Sometimes we may think that Jesus is already known “to the ends of the earth.” But in proposing the “new evangelisation” as the principal project of this millennium of Christianity, Pope John Paul II reminded us that each generation needs to be evangelised anew, that nations once Christian need to hear the good news proclaimed again, that each one of us needs to hear more radically the call to conversion and communion with our Lord.

Evangelisation begins in our families, in our schools, in our workplace. It is the simple witness of our discipleship, the fruit of our joy at coming to know the Lord and his abundant love for each one of us.

Evangelisation is also the ability to articulate our Catholic faith in a way that gives answer to the questions and longings of faith which we often encounter in our family members, co-workers and friends.

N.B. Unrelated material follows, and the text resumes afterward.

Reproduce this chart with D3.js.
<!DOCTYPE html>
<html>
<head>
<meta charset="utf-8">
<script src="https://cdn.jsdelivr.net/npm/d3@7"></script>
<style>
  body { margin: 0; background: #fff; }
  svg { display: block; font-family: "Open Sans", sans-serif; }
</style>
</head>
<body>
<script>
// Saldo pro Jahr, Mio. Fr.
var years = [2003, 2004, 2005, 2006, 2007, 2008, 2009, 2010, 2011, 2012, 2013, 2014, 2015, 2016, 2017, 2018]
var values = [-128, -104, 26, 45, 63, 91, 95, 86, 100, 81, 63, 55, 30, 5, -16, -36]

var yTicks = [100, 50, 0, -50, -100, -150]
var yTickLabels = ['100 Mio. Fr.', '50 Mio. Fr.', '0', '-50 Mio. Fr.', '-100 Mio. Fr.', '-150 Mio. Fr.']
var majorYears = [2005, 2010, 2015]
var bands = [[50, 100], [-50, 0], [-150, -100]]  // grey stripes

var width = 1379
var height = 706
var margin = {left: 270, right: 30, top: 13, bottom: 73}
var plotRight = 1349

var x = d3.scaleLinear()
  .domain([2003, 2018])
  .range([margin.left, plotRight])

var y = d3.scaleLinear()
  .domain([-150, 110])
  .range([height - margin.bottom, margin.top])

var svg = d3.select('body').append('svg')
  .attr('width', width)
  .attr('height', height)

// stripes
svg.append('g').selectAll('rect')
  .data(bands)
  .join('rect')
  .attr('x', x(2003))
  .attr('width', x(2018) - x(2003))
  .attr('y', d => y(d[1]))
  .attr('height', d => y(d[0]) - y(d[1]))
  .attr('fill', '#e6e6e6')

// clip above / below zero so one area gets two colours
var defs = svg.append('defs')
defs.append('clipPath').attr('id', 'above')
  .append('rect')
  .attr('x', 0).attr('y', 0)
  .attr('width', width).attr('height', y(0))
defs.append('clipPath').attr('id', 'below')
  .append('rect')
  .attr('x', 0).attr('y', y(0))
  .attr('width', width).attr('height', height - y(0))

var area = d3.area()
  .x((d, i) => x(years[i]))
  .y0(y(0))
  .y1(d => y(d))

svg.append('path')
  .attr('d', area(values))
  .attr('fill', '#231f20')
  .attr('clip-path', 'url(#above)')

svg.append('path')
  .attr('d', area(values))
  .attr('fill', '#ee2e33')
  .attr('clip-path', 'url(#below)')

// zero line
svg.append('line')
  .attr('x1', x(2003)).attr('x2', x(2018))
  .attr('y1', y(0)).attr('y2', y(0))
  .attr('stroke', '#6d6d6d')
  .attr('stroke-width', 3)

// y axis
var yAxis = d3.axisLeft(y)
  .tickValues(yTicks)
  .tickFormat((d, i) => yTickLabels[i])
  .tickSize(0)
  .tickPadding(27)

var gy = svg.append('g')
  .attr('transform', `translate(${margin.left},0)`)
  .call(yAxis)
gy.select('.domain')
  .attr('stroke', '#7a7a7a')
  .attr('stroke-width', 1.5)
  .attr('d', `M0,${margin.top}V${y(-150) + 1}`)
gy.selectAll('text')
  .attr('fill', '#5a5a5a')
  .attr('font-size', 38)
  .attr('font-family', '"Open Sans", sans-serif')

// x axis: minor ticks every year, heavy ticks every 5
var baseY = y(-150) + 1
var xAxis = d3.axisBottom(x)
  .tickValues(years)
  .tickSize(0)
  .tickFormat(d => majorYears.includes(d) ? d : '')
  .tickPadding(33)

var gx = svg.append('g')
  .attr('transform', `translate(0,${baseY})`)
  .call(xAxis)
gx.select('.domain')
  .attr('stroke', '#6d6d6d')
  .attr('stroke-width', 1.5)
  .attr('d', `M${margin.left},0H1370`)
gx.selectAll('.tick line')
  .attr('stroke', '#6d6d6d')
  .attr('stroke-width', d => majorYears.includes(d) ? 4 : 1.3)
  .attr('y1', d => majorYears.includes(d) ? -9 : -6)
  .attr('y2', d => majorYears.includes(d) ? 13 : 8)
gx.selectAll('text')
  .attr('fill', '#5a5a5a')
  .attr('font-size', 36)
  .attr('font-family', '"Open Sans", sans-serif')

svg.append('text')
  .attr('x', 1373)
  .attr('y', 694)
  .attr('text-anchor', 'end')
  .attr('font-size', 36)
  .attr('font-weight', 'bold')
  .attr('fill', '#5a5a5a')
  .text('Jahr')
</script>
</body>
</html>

This articulation, which sometimes went by the name “apologetics”, responds to the exhortation we heard in today’s second reading from St Peter who urged those first Christians: “always be ready to give an explanation to anyone who asks you for a reason for your hope” (1 Pt. 3:15).

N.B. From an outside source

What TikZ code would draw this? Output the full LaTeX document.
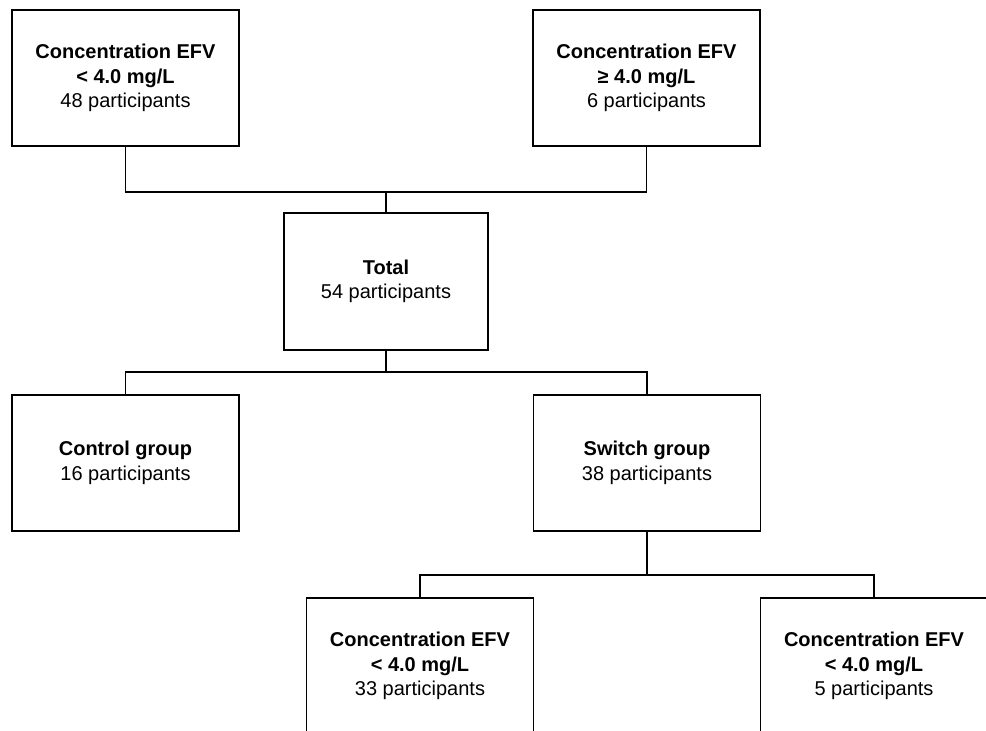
\documentclass[tikz,border=0pt]{standalone}
\usepackage{fontspec}
\setmainfont{Liberation Sans}
\usepackage{tikz}
\usetikzlibrary{positioning}

\begin{document}
\begin{tikzpicture}[
    x=1pt, y=1pt,
    group/.style={rectangle, draw, line width=1.6pt, minimum width=227pt, minimum height=136pt, align=center, inner sep=2pt, font=\fontsize{20}{24.5}\selectfont},
    link/.style={line width=1.6pt}
]
\useasboundingbox (0,0) rectangle (986,-731);

% Nodes
\node[group] (conc-low) at (125.5,-78) {\textbf{Concentration EFV}\\\textbf{< 4.0 mg/L}\\48 participants};
\node[group] (conc-high) at (646.5,-78) {\textbf{Concentration EFV}\\\textbf{≥ 4.0 mg/L}\\6 participants};
\node[group, minimum width=204pt, minimum height=137pt] (total) at (386,-281.5) {\textbf{Total}\\54 participants};
\node[group] (control) at (125.5,-463) {\textbf{Control group}\\16 participants};
\node[group] (switch) at (647,-463) {\textbf{Switch group}\\38 participants};
\node[group] (switch-low) at (420,-666) {\textbf{Concentration EFV}\\\textbf{< 4.0 mg/L}\\33 participants};
\node[group] (switch-high) at (874,-666) {\textbf{Concentration EFV}\\\textbf{< 4.0 mg/L}\\5 participants};

% Junctions
\coordinate (top-join) at (386,-192);
\coordinate (mid-join) at (386,-372);
\coordinate (low-join) at (647,-575);

% Lines
\draw[link] (conc-low.south) |- (top-join) -| (conc-high.south);
\draw[link] (top-join) -- (total);
\draw[link] (total) -- (mid-join);
\draw[link] (control.north) |- (mid-join) -| (switch.north);
\draw[link] (switch) -- (low-join);
\draw[link] (switch-low.north) |- (low-join) -| (switch-high.north);

\end{tikzpicture}
\end{document}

In this context, I would like to propose anew that both the Catechism of the Catholic Church and the recent Compendium of the Catechism, works overseen by Pope Benedict XVI while still Cardinal Joseph Ratzinger, Prefect of the Congregation for the Doctrine of the Faith, are most effective tools for evangelisation, assisting Catholics everywhere to articulate the faith which underpins the vibrancy of their hope and love.

“Sanctify Christ as Lord in your hearts!” St Peter tells us in today.

This is the preparation for the jubilee in which the Spirit guides us.

We sanctify him in our hearts by making time for regular prayer, by purifying our hearts by a regular examination of conscience and celebration of the sacrament of Penance, by striving to live integral lives in concert with God’s moral law, by faithful celebration of the Holy Eucharist and the devotional life of the Church, by active charity that reaches out to those in need.

These things, while having a personal and interior character, bear great fruit in the Church and in the world.

Nothing will attract people more to the Church than the experience the Christian faith lived authentically by her members.

If we are attentive to the way the Spirit works in us, we will indeed sanctify the Lord in our hearts, and the Spirit will use the authenticity of our faith as his most effective tool for evangelisation.

I will conclude these reflections by recalling the encyclical letter Spe Salvi, in which Pope Benedict XVI has reminded us of the simple and yet profound truth that, in Christ, the future is full of hope.

God has shown us in Jesus what the true fulfilment of human life is. He has given humanity the gift of his own divine life, and he has asked us not only to embrace it ourselves, but also to share it with the whole human family.

Let us look with eager anticipation towards Pentecost and to the coming celebration of the sesquicentennial jubilee of the archdiocese, confident that the risen Lord’s promise to send the Holy Spirit is being fulfilled in our very midst.